Set problem: Leaving out all pictures, reproduce the entries below exactly, from the first line through the line that contains "fig.patch.set_facecolor('white')".

---- Data shown

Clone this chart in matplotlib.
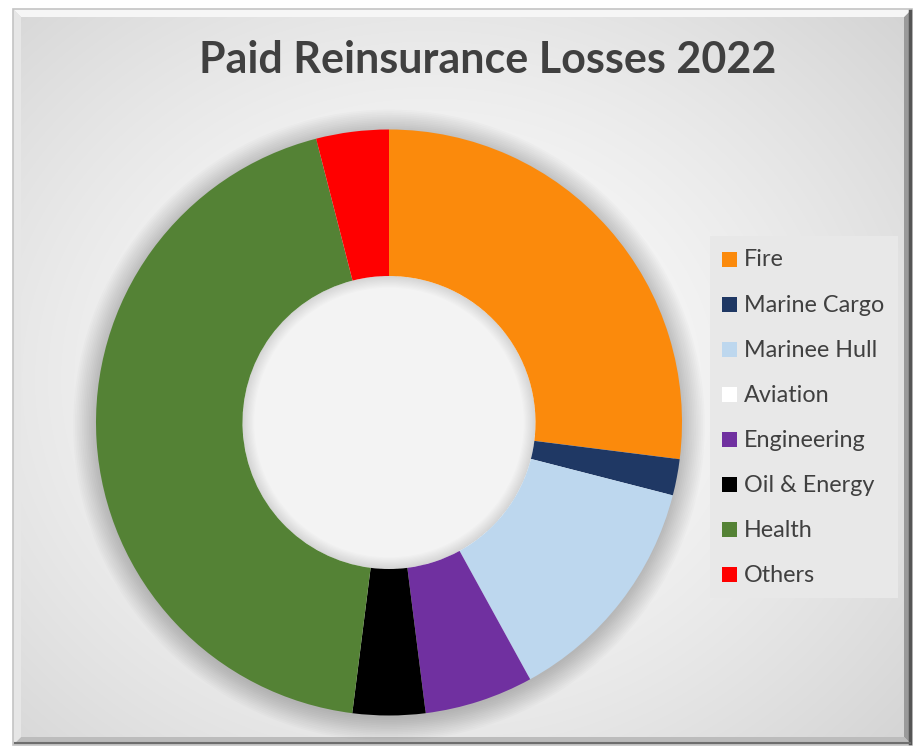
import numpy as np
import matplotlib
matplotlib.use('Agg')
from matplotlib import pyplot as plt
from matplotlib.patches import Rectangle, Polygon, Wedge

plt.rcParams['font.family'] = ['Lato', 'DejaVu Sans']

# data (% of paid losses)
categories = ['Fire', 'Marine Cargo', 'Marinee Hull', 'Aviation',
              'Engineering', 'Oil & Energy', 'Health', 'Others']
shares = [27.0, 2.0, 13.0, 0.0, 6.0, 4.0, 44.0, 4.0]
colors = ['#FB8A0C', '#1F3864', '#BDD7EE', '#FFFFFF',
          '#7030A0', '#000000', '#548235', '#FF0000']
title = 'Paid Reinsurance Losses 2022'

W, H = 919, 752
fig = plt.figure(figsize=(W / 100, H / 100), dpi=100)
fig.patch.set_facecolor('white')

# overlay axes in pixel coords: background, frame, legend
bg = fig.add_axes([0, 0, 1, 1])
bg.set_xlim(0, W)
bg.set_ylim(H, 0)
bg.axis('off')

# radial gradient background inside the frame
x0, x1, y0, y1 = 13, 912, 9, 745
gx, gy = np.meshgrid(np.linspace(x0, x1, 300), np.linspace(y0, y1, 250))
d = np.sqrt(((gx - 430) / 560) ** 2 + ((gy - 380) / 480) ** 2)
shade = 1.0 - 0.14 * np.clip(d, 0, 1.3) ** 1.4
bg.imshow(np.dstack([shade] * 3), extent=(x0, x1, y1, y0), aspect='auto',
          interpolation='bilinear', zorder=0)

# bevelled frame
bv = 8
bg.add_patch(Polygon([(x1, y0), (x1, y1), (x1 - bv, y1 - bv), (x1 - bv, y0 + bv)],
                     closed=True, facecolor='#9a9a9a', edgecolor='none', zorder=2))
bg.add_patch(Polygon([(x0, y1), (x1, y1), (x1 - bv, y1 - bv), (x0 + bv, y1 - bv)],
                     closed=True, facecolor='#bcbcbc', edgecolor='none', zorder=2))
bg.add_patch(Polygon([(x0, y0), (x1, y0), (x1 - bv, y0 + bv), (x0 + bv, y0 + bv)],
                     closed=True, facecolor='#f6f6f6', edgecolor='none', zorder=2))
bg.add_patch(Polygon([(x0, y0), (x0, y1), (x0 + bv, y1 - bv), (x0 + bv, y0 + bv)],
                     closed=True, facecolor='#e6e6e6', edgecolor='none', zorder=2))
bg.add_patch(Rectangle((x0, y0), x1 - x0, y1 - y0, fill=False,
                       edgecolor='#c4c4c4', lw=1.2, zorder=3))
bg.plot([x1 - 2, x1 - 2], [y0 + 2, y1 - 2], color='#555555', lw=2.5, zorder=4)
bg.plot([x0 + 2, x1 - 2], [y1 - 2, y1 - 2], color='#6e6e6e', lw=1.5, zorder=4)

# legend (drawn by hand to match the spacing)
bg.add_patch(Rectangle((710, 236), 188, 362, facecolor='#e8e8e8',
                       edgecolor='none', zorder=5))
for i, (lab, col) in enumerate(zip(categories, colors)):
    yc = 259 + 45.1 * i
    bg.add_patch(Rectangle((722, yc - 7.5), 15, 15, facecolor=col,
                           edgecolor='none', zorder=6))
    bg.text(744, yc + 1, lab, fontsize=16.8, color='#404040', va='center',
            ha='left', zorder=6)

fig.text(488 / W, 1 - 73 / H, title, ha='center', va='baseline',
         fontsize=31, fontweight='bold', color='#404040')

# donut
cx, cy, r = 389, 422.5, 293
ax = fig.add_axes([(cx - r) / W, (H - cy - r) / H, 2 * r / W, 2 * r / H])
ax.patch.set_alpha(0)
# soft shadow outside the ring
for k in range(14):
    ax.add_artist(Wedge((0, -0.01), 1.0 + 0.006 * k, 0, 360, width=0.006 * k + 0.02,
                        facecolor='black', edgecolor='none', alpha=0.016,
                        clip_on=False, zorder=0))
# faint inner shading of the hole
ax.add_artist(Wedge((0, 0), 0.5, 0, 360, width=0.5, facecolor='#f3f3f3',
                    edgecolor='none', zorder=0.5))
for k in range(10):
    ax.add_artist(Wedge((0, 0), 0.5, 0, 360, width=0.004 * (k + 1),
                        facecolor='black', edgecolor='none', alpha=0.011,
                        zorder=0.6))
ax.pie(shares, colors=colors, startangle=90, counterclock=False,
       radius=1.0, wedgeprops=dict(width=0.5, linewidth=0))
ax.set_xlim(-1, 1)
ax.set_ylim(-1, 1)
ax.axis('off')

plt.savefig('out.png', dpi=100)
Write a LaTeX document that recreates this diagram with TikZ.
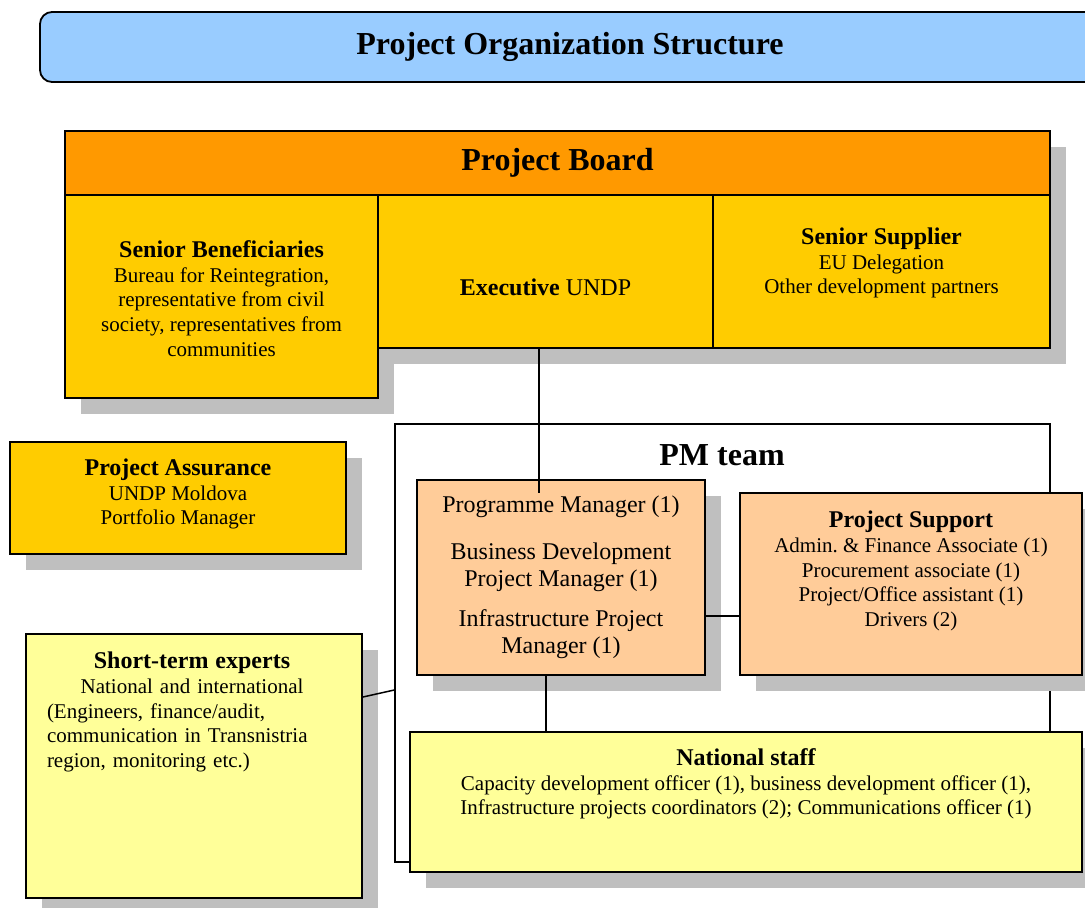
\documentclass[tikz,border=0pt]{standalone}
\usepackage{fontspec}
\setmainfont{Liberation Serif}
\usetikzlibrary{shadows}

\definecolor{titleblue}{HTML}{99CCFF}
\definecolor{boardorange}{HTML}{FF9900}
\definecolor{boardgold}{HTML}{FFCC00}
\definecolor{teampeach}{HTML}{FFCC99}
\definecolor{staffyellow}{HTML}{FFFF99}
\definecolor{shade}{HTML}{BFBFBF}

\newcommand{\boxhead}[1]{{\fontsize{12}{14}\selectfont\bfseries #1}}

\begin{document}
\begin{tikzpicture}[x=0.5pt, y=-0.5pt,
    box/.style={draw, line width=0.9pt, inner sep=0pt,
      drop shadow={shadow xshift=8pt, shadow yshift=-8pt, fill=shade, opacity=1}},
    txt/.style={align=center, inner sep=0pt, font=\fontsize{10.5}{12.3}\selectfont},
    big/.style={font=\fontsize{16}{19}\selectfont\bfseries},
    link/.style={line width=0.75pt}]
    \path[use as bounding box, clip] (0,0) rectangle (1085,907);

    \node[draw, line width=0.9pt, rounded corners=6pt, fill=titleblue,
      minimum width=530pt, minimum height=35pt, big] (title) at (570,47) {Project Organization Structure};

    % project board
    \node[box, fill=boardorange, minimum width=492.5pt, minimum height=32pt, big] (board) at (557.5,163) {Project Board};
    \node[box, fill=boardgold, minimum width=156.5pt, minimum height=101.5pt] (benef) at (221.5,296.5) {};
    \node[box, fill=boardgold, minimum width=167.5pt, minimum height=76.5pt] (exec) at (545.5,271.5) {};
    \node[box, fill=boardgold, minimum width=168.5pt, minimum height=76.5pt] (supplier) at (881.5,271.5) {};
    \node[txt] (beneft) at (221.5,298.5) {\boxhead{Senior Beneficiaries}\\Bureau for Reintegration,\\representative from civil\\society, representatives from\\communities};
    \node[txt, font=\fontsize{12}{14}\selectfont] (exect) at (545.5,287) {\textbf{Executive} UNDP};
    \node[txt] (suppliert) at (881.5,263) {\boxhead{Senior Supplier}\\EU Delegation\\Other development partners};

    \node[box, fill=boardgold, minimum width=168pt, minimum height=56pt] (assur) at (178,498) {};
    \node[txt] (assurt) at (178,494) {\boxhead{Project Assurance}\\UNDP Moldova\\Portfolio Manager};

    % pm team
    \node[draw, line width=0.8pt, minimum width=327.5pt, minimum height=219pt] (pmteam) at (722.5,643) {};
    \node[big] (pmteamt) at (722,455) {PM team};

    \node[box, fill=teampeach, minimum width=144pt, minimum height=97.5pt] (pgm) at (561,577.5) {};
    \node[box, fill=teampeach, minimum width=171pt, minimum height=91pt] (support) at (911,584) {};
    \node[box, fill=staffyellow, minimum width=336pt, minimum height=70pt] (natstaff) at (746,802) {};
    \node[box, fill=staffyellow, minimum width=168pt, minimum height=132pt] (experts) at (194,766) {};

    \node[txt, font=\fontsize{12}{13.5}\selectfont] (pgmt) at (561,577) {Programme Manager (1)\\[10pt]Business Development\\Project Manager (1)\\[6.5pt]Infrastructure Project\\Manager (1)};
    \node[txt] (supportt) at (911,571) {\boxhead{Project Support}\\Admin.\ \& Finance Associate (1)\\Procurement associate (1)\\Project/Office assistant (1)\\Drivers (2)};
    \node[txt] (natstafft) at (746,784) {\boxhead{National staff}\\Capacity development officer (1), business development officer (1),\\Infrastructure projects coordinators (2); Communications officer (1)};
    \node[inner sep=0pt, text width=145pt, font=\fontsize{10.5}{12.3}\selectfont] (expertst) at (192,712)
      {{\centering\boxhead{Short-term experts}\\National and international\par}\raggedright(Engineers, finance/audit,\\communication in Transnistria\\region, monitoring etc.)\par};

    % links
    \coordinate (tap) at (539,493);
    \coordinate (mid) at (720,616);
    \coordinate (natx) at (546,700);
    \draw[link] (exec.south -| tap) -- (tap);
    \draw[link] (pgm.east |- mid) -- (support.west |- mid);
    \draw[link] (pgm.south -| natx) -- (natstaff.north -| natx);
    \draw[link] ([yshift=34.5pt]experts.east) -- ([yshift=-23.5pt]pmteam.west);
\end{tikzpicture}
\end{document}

--------

Finished answer:
Clone this chart in matplotlib.
import numpy as np
import matplotlib
matplotlib.use('Agg')
from matplotlib import pyplot as plt
from matplotlib.patches import Rectangle, Polygon, Wedge

plt.rcParams['font.family'] = ['Lato', 'DejaVu Sans']

# data (% of paid losses)
categories = ['Fire', 'Marine Cargo', 'Marinee Hull', 'Aviation',
              'Engineering', 'Oil & Energy', 'Health', 'Others']
shares = [27.0, 2.0, 13.0, 0.0, 6.0, 4.0, 44.0, 4.0]
colors = ['#FB8A0C', '#1F3864', '#BDD7EE', '#FFFFFF',
          '#7030A0', '#000000', '#548235', '#FF0000']
title = 'Paid Reinsurance Losses 2022'

W, H = 919, 752
fig = plt.figure(figsize=(W / 100, H / 100), dpi=100)
fig.patch.set_facecolor('white')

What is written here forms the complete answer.